20-02号:植物肉は拡大するか

植物肉への注目

最近、植物肉が熱いです。いや、植物肉だけでなく、培養肉も熱いのですが、とにかく来る人口爆発に伴う食糧問題を解決するベンチャー企業が相次いでいます。植物肉自体は昔から存在しますが、最近では畜産に伴う環境負荷を和らげる選択肢として急速に注目を集めています。

ところで、確かに植物肉はブームですが、「パンがなければお菓子を食べればいいじゃない」と同様、本当に「動物を飼えないのだったら、大豆肉を食べればいいじゃない?」という話になるのでしょうか。植物肉は大豆やえんどう豆を原料としますがが、それを踏まえて少し考えてみましょう。


世界の大豆生産の構造

世界の大豆需要は、人口の伸びを上回って増加しており、主に飼料需要(大豆ミール)と食油需要(大豆油)に使われています。世界全体で年間約三億五千万トンの大豆を生産していますが、米国・ブラジル・アルゼンチンの三ヵ国で約八〇%のシェアを占めるほど生産国が偏っているのが特徴です(米国とブラジル・アルゼンチンは季節が逆で、収穫時期も約半年間

ズレています)。消費は中国が最大(約一億トン)で、米国、アルゼンチン、ブラジルが続き、世界全体の八割弱を占めています。世界における大豆輸出は一億五千万トンですが、うち中国が九千万トンを輸入しているというのですから驚きです。

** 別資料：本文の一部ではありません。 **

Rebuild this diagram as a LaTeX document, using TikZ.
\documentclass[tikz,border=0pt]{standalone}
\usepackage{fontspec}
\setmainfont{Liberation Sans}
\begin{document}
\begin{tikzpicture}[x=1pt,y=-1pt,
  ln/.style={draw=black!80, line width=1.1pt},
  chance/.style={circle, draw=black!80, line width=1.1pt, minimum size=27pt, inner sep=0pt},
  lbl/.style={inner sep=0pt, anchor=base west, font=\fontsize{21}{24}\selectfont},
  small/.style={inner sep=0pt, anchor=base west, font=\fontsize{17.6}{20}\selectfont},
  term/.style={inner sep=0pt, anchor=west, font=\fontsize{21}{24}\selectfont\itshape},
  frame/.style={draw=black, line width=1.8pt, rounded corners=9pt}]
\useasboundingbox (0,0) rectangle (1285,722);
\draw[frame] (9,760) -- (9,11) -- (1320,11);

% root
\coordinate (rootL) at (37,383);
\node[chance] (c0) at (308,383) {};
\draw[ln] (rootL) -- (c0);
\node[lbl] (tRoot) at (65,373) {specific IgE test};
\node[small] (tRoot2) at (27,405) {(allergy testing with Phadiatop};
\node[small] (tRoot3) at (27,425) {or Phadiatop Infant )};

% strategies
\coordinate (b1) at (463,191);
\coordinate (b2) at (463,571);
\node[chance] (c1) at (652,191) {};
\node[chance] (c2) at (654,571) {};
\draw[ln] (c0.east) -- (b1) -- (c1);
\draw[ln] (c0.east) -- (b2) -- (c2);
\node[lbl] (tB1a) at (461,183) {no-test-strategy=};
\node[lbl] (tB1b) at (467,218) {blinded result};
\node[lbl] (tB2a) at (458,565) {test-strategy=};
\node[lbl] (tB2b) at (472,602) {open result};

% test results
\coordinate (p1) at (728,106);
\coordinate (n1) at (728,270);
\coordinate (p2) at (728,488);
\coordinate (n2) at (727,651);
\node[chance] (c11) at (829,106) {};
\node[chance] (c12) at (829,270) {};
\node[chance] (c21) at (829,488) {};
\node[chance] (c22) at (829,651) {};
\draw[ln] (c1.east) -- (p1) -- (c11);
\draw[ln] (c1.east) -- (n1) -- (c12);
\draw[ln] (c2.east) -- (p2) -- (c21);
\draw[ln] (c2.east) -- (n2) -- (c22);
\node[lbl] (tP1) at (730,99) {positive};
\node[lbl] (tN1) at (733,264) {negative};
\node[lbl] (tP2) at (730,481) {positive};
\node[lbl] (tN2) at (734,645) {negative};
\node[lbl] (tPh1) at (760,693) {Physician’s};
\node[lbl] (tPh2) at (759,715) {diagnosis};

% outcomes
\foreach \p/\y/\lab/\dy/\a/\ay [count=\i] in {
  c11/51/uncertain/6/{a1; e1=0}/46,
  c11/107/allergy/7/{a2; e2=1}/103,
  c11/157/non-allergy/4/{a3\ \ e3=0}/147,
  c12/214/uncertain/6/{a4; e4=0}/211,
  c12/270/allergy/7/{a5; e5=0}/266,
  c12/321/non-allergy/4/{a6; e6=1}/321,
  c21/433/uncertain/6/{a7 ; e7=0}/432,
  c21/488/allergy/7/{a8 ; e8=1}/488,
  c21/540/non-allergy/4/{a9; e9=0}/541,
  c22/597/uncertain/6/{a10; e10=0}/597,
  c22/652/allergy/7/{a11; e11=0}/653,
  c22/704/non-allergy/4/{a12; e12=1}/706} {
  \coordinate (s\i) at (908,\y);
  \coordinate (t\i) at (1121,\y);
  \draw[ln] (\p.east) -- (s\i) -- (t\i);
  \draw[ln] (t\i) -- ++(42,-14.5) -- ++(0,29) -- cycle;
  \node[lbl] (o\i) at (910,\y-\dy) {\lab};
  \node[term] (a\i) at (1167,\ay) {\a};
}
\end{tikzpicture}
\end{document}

中国は大躍進政策の失敗時に大飢饉に見舞われた経験から、穀物の自給自足についてはかなり神経質です。結果として十四億人の胃袋を満たす穀物(米、麦、トウモロコシ)は国産で賄おうとしており、結果として大豆生産については自給自足を諦めるという政策をとってきました。中国の生活水準が上がるにつれて飼料用大豆(要するに豚肉)の需要が増大し、結果的に大量の大豆を中国は輸入せざるを得なくなっているのが現状といえるでしょう。

こうした変化は世界の大豆生産そのものに影響しています。先に述べた通り、世界の大豆輸出一億五千万トンのうちの約九千万トンを中国が輸入しているわけで、結果として米国・ブラジル・アルゼンチンの農家は次々と大豆栽培に切り替えていきました。今では全米での大豆生産は小麦を上回っており、ブラジル、アルゼンチンでも他の穀物全ての作付面積を越えて大豆が生産されています(ある意味で経済的に発生したモノカルチャーといえるでしょう)。昨今話題になっているブラジルにおけるアマゾン熱帯雨林の消滅についても、結局は土地を大豆生産や牛の放牧に使うものですので、中国が飼料用の大豆輸入を減らす、すなわち豚肉の消費を減らさなければアマゾンの消失は止まらないことになるはずです。結局はニーズがあるからアマゾンを燃やすわけですので、中国だけと言わず、我々食べる側の責任こそ問われなければならないでしょう(なお、中国人に豚肉を食べるなというのは日本人に魚を食べるなというのと同じですし、アメリカ人にBBQするなと言うようなものです)。


植物肉へシフトするのか

米国の食肉代替食品の普及を目指す団体であるグッドフードインスティチュートによれば、インゲン豆一キログラムを生産する際に使用する環境資源は、牛肉一キログラムを生産するよりも遥かに小さく(概ね各資源十分の一以下)、確かにうまくシフトできれば植物肉の方が環境に優しいことになります。ただ、もし大幅にシフトが進めば現在の畜産業と農業のどちらも市場が激減すること、またわざわざ「肉に似せたコピー品」をどこまで消費者が欲するかが微妙なところです(「植物肉を食べるのであれば、大豆をそのまま食べればいいじゃない」)。欧米ではもともと肉業者は相対的に高い社会的地位を保ってきましたし、農家も需要減には大きく抵抗します。消費者も明らかに美味しいわけではなく、まだ値段も高い植物肉に対し、どこまで資源を割くか、なかなか難しい問題です。環境保護というグローバルな動きと市場原理、そして文化的背景を考えると、植物肉は肉食の変化の一里塚に過ぎないように思います。最終的には培養肉技術が発達し、再生医療的な発想で各肉が工場で大量生産されるようになるのではないでしょうか。次のイノベーションを市場は待っているように思います。